Washington, D.C. 20549

Re: Turnpoint Global, Inc.

Dear Sir or Madam:

I have acted as special counsel for Turnpoint Global, Inc., a Delaware corporation (the "Company"), in connection with the preparation of the registration statement on Form S-1 (the "Registration Statement"), to be filed on or about June 9, 2010, with the Securities and Exchange Commission (the "Commission") pursuant to the Securities Act of 1933, as amended (the "Act"), relating to the offering a minimum of 500,000 and a maximum of  1,500,000 shares of the Company's common stock (the "Common Stock"). Such shares are to be issued under the Registration Statement, and the related Prospectus to be filed with the Commission.  The details of the offering are described in the Registration Statement on Form S-1, and any amendments to be made thereto.

We have examined such records and documents and made such examination of laws as we have deemed relevant in connection with this opinion. In such examination, I have assumed the following: (a) the authenticity of original documents and the genuineness of all signatures; (b) the conformity to the originals of all documents submitted to me as copies; and (c) the truth, accuracy and completeness of the information, representations and warranties contained in the records, documents, instruments and certificates I have reviewed.  

The instruments, document and records I have examined include, among other items, the following: (1) The registration Statement; (2) The Articles of Incorporation of the Company, as amended to date; (3) The Bylaws of the Company, as amended to date; and (4) The Subscription Agreement.
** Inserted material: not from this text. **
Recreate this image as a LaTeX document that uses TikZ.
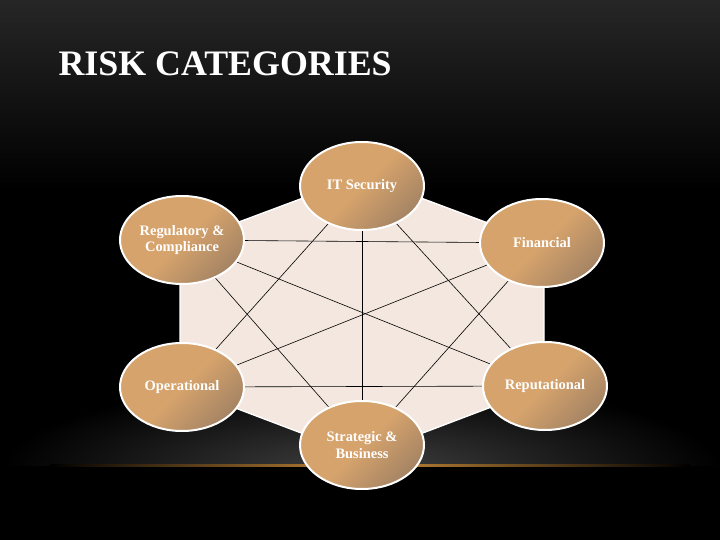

We express no opinion with regard to the applicability or effect of the law of any jurisdiction other than, as in effect on the date of this letter, (a) the internal laws of the State of Delaware (based solely upon our review of a standard compilation thereof); and (b) the federal laws of the United States.

In addition to such examination, I have obtained and relied upon, with your consent, such other certificates and assurances from public officials as I consider necessary for the purposes of this opinion.  I have relied upon representations by the officers of the
Company with respect to certain factual matters bearing on the opinion expressed herein.  I have not independently investigated any of such factual matters.  



SEC/Turnpoint
6/8/10
Page Two


Based on my examination and the applicable laws and judicial interpretations of the State of Delaware, I am of the opinion that the common stock to be sold by the Company are duly authorized Shares of common stock, which will be legally issued, fully paid and non-assessable.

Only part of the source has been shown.